With Hahnemann’s imminent closure, what happens to physician trainees? | Opinion
With the news that Hahnemann University Hospital is closing, more than 500 physician trainees who work at the hospital face profound upheaval.
Hahnemann University Hospital’s imminent closure will lead to an array of hardships for people in our city. Patients are being displaced, Philadelphia’s emergency care resources are strained, employees are losing their jobs, and pregnant women must find another place to receive prenatal care and deliver their babies.
Though these are critical transitions, we are fortunate that the Philadelphia health-care economy is large and robust, and that other institutions are prepared to care for patients and absorb employees in need of jobs. However, another group that is less visible to the public — the more than 500 physician trainees who work at the hospital — also faces profound upheaval.
Fortunately, closure of a large teaching hospital such as Hahnemann is rare. But because it is rare, and the rules governing transfer of medical residents and fellows from one program to another are unclear, the plans are prompting a chaotic scramble with little precedent. An estimated one in six physicians in the United States undergo some form of medical training in Philadelphia. With this many young doctors adrift at such a crucial point in their education, Hahnemann’s closure has real consequences for the future of patient care across the nation.
Graduate medical training programs must be able to meet stringent and specific training requirements set by the Accreditation Council for Graduate Medical Education (ACGME). Hahnemann’s owners have failed to ensure that these physicians will have the opportunity to get the training they are there to receive. Residents there should be released from any contractual obligations as quickly as possible to avoid any further disruption to their professional development and their lives.

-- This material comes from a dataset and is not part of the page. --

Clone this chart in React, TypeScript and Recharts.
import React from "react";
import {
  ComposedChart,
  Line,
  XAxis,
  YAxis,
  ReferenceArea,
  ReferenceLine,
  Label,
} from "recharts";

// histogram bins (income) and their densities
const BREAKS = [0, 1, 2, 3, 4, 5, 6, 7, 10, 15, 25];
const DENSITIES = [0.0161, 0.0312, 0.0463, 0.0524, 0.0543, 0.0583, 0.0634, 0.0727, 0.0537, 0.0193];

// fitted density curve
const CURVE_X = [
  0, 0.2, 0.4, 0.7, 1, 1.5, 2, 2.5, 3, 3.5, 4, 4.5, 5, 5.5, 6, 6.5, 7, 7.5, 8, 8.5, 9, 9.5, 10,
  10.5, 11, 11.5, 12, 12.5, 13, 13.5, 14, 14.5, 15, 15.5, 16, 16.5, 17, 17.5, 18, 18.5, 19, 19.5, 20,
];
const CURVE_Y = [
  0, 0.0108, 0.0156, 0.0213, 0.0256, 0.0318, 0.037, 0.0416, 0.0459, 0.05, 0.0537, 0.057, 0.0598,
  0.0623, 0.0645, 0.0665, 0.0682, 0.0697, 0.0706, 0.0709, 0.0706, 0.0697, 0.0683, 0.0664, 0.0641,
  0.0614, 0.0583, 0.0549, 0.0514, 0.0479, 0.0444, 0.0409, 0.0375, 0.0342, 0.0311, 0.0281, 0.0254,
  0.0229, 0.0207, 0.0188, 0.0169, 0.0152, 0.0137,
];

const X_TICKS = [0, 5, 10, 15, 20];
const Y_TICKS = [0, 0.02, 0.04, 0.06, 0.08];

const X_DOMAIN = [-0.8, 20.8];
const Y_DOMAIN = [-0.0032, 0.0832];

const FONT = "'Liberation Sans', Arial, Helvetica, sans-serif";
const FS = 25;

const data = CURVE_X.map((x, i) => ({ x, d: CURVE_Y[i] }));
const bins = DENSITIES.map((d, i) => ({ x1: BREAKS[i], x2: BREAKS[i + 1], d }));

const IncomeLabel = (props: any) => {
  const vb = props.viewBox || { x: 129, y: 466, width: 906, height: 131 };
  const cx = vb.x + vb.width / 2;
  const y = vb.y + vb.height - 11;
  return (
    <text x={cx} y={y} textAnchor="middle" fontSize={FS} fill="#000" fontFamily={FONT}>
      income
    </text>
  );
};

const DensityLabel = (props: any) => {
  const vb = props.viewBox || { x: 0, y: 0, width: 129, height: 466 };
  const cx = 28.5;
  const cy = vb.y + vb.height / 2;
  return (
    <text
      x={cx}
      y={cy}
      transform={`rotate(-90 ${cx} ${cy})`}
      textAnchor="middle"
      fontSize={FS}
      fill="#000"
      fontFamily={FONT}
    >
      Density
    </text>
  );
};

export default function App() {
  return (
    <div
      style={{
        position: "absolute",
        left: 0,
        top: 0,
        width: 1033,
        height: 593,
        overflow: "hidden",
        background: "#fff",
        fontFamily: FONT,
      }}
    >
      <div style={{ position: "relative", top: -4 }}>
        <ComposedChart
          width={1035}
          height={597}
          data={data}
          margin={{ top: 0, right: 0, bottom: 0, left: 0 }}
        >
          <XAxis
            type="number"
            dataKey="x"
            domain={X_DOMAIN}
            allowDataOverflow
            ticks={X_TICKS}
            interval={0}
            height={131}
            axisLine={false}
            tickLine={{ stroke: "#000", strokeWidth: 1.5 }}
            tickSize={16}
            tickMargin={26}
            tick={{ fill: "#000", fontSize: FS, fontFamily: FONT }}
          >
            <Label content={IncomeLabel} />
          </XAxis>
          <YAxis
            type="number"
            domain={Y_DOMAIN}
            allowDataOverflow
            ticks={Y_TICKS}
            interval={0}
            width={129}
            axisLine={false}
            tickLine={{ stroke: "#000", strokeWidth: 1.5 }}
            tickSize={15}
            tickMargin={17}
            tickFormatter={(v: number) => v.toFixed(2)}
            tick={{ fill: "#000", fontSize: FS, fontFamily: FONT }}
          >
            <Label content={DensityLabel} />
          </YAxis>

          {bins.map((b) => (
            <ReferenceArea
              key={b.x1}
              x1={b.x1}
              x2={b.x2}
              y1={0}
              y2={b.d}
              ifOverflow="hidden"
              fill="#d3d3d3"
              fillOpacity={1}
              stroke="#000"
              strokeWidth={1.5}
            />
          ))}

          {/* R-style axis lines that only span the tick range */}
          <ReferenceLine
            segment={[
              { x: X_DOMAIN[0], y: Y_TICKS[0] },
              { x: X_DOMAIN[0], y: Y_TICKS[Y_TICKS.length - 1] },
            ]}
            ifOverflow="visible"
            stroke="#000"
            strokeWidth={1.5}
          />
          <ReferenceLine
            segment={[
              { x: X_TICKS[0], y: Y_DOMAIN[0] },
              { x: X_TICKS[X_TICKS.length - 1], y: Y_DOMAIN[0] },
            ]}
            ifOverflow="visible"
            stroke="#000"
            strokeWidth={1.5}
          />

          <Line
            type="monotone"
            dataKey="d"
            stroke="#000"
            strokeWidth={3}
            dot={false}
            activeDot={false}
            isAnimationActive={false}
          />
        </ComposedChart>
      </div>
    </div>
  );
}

Many of these young people arrived just weeks ago to take up residence in Philadelphia and begin their graduate medical education at Hahnemann. They have signed leases, must make car payments, and, importantly, are taking their first steps to begin paying off student debt. Many have families to support. International medical graduates on visas may be at risk of needing to leave the United States in as little as 30 days.
Now, they must desperately try to find an opportunity to continue their training. Residency and fellowship program directors at Hahnemann, who are talented medical educators, have gone into overdrive — with assistance from leaders at other academic medical centers in the region — to help each of their trainees find a new opportunity to complete the education that has been at least 17 years in the making already.
Medical residents and fellows work round the clock to care for patients in hospitals across the nation. They span from those who have just graduated from medical school to those who have already spent four to eight years practicing and are now receiving highly specialized training in fields from cardiac surgery to oncology.
While these doctors provide valuable clinical care for health systems, residents and fellows are not primarily workers. They are in training to become fully credentialed physicians in their fields. The programs are attached to teaching hospitals, not medical schools. Hospitals receive additional payments from the Center for Medicare and Medicaid Services (CMS) to support their education and subsidize their salaries. For these reasons, residency positions are highly sought-after by health systems.
As Hahnemann announced its closure, rumors quickly circulated about deals to move entire residency programs en bloc to another institution. But just as patients have autonomy and can select where else to seek care as Hahnemann closes, so too must these residents and fellows have a say in where they complete their training.
In fact, the freedom to transfer upon closure of their training hospital to another of their choosing — not one dictated by others at the closing institution — is a fundamental right assured by the ACGME. The organization has already issued guidance to ensure an orderly, fair placement of Hahnemann’s residents. A latticework of informational websites and email chains offering leads and contacts at neighboring institutions has sprung up to lend a hand as residents scramble to make plans.
We are committed to assisting as many of these young physicians as a possible, and to working with our colleagues across the city, or elsewhere, to provide the training that Hahnemann’s residents have worked so hard to earn. There are real victims in this collapse: patients, employees, and trainees. The autonomy of all of them must be taken into account by leaders and institutions in this region as we work together to absorb the fallout from Hahnemann’s failure.
PJ Brennan, M.D., is chief medical officer for the University of Pennsylvania Health System. Jeffrey Berns, M.D., is associate dean for graduate medical education for the University of Pennsylvania Health System.